The reason file alignment matters in Windows executables is that each section needs to be laid out on its own page in memory, so when the program is run the result will be 3 or 4 4Kb pages, regardless of how compact the file is on disk. This happens because each section has slightly different page permissions - in the Visual C++ 6 case, one page is executable, one is readable, one is readable and writable. The only way to enforce these permissions is at the page level. So even when the executable is only 2.5Kb, there may be more than one 4Kb IO needed to read it, and may be more work to lay it out correctly if the disk representation doesn't match the memory representation.

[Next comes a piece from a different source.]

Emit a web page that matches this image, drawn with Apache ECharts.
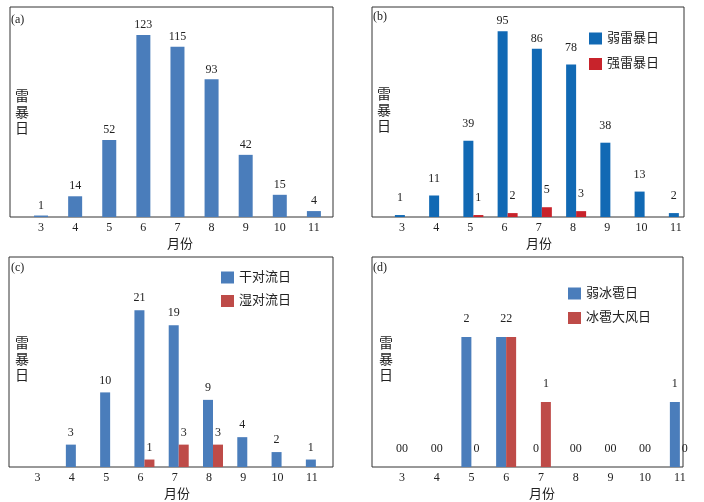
<!DOCTYPE html>
<html>
<head>
<meta charset="utf-8">
<script src="https://cdn.jsdelivr.net/npm/echarts@6/dist/echarts.min.js"></script>
<style>
  html, body { margin: 0; padding: 0; background: #fff; }
  #chart { width: 704px; height: 502px; }
</style>
</head>
<body>
<div id="chart"></div>
<script>
// months on the x axis (shared by all four panels)
const months = [3, 4, 5, 6, 7, 8, 9, 10, 11];

// (a) all thunderstorm days
const stormDays = [1, 14, 52, 123, 115, 93, 42, 15, 4];
// (b) weak / strong thunderstorm days
const weakStorm = [1, 11, 39, 95, 86, 78, 38, 13, 2];
const strongStorm = [0, 0, 1, 2, 5, 3, 0, 0, 0];
// (c) dry / wet convection days
const dryConv = [0, 3, 10, 21, 19, 9, 4, 2, 1];
const wetConv = [0, 0, 0, 1, 3, 3, 0, 0, 0];
// (d) weak hail / hail with gale days
const weakHail = [0, 0, 2, 2, 0, 0, 0, 0, 1];
const hailGale = [0, 0, 0, 2, 1, 0, 0, 0, 0];

const SERIF = '"Liberation Serif", "Noto Sans CJK SC", serif';
const INK = '#222';
const BLUE = '#4a7dbb', RED = '#be4b48';
const BLUE_B = '#1169b4', RED_B = '#c8232b';

// tweak(i, v) may return a per-point label override
const pairs = (vals, tweak) => months.map((m, i) => {
  const item = { value: [m, vals[i]] };
  const lab = tweak ? tweak(i, vals[i]) : null;
  if (lab) item.label = lab;
  return item;
});

const hideZero = (p) => (p.value[1] === 0 ? '' : String(p.value[1]));
const showAll = (p) => String(p.value[1]);

// in (b) the tallest labels sit closer to their bars, as in the original
const nearTop = (i, v) => (v > 80 ? { distance: 4 } : null);
// in (d) labels of equal neighbours are set tight together
const hugRight = (i) => (weakHail[i] === hailGale[i] ? { offset: [2, 0] } : null);
const hugLeft = (i) => (weakHail[i] === hailGale[i] ? { offset: [-2, 0] } : null);

function barLabel(distance, formatter) {
  return {
    show: true, position: 'top', distance: distance, formatter: formatter,
    fontFamily: SERIF, fontSize: 12, color: INK
  };
}

function xAxisFor(idx, min, max, namePad, labelPad) {
  return {
    type: 'value', gridIndex: idx, min: min, max: max,
    axisLine: { show: false }, axisTick: { show: false }, splitLine: { show: false },
    axisLabel: {
      customValues: months, margin: 5, fontFamily: SERIF, fontSize: 12, color: INK,
      padding: labelPad
    },
    name: '月份', nameLocation: 'middle', nameGap: 21,
    nameTextStyle: { fontFamily: SERIF, fontSize: 13, color: INK, padding: namePad }
  };
}

function yAxisFor(idx, max) {
  return { type: 'value', gridIndex: idx, min: 0, max: max, show: false };
}

function titleAt(text, left, top, size, lh) {
  return {
    text: text, left: left, top: top, padding: 0,
    textStyle: { fontFamily: SERIF, fontSize: size, fontWeight: 'normal', color: INK, lineHeight: lh }
  };
}

function legendAt(names, left, top, gap, size) {
  return {
    data: names, orient: 'vertical', left: left, top: top, padding: 0,
    icon: 'rect', itemWidth: 13, itemHeight: 12, itemGap: gap,
    textStyle: { fontFamily: SERIF, fontSize: size, color: INK, lineHeight: 13 }
  };
}

const chart = echarts.init(document.getElementById('chart'));

const option = {
  animation: false,
  backgroundColor: '#fff',
  title: [
    titleAt('(a)', 11, 14, 12, 12),
    titleAt('(b)', 373, 11, 12, 12),
    titleAt('(c)', 11, 262, 12, 12),
    titleAt('(d)', 373, 262, 12, 12),
    titleAt('雷\n暴\n日', 15, 89, 14, 16),
    titleAt('雷\n暴\n日', 377, 87, 14, 16),
    titleAt('雷\n暴\n日', 15, 336, 14, 16),
    titleAt('雷\n暴\n日', 379, 336, 14, 16)
  ],
  legend: [
    legendAt(['弱雷暴日', '强雷暴日'], 589, 32, 12.5, 13),
    legendAt(['干对流日', '湿对流日'], 221, 271, 10.5, 13),
    legendAt(['弱冰雹日', '冰雹大风日'], 568, 287, 11.5, 13)
  ],
  grid: [
    { left: 10, top: 7, width: 323, height: 210, show: true, borderColor: '#333', borderWidth: 1 },
    { left: 372, top: 7, width: 312, height: 210, show: true, borderColor: '#333', borderWidth: 1 },
    { left: 9, top: 257, width: 324, height: 210, show: true, borderColor: '#333', borderWidth: 1 },
    { left: 372, top: 257, width: 311, height: 210, show: true, borderColor: '#333', borderWidth: 1 }
  ],
  xAxis: [
    xAxisFor(0, 2.09, 11.56, [0, 0, 0, 17], 0),
    xAxisFor(1, 2.04, 11.15, [0, 0, 0, 22], [0, 6, 0, 0]),
    xAxisFor(2, 2.05, 11.5, [0, 0, 0, 12], [0, 8, 0, 0]),
    xAxisFor(3, 2.14, 11.09, [0, 0, 0, 29], 0)
  ],
  yAxis: [
    yAxisFor(0, 141.9),
    yAxisFor(1, 107.4),
    yAxisFor(2, 28.15),
    yAxisFor(3, 3.23)
  ],
  series: [
    {
      name: '雷暴日', type: 'bar', xAxisIndex: 0, yAxisIndex: 0, barWidth: 14, clip: false,
      itemStyle: { color: BLUE }, label: barLabel(4, showAll), data: pairs(stormDays)
    },
    {
      name: '弱雷暴日', type: 'bar', xAxisIndex: 1, yAxisIndex: 1, barWidth: 10, barGap: '0%', clip: false,
      itemStyle: { color: BLUE_B }, label: barLabel(11, hideZero), data: pairs(weakStorm, nearTop)
    },
    {
      name: '强雷暴日', type: 'bar', xAxisIndex: 1, yAxisIndex: 1, barWidth: 10, barGap: '0%', clip: false,
      itemStyle: { color: RED_B }, label: barLabel(11, hideZero), data: pairs(strongStorm)
    },
    {
      name: '干对流日', type: 'bar', xAxisIndex: 2, yAxisIndex: 2, barWidth: 10, barGap: '0%', clip: false,
      itemStyle: { color: BLUE }, label: barLabel(6, hideZero), data: pairs(dryConv)
    },
    {
      name: '湿对流日', type: 'bar', xAxisIndex: 2, yAxisIndex: 2, barWidth: 10, barGap: '0%', clip: false,
      itemStyle: { color: RED }, label: barLabel(6, hideZero), data: pairs(wetConv)
    },
    {
      name: '弱冰雹日', type: 'bar', xAxisIndex: 3, yAxisIndex: 3, barWidth: 10, barGap: '0%', clip: false,
      itemStyle: { color: BLUE }, label: barLabel(12, showAll), data: pairs(weakHail, hugRight)
    },
    {
      name: '冰雹大风日', type: 'bar', xAxisIndex: 3, yAxisIndex: 3, barWidth: 10, barGap: '0%', clip: false,
      itemStyle: { color: RED }, label: barLabel(12, showAll), data: pairs(hailGale, hugLeft)
    }
  ]
};

chart.setOption(option);
</script>
</body>
</html>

What I don't know (and don't think I ever will know) is why Windows 98 was special. The costs referred to above exist for any platform that can properly execute Windows executables. Why would Windows 98 have costs that Windows 95 did not, or that Windows NT did not? If those costs are substantial, the choice from the Visual C++ team makes sense - the two products shipped at a similar time. But optimizing for best Windows 98 performance was arguably not the correct thing to do within a few years, and Visual C++ 6 lasted much longer than that.
The postscript to this is that Visual C++ 2005 reverted to the same behavior as Visual C++ 5 by default, with 512 byte file alignment.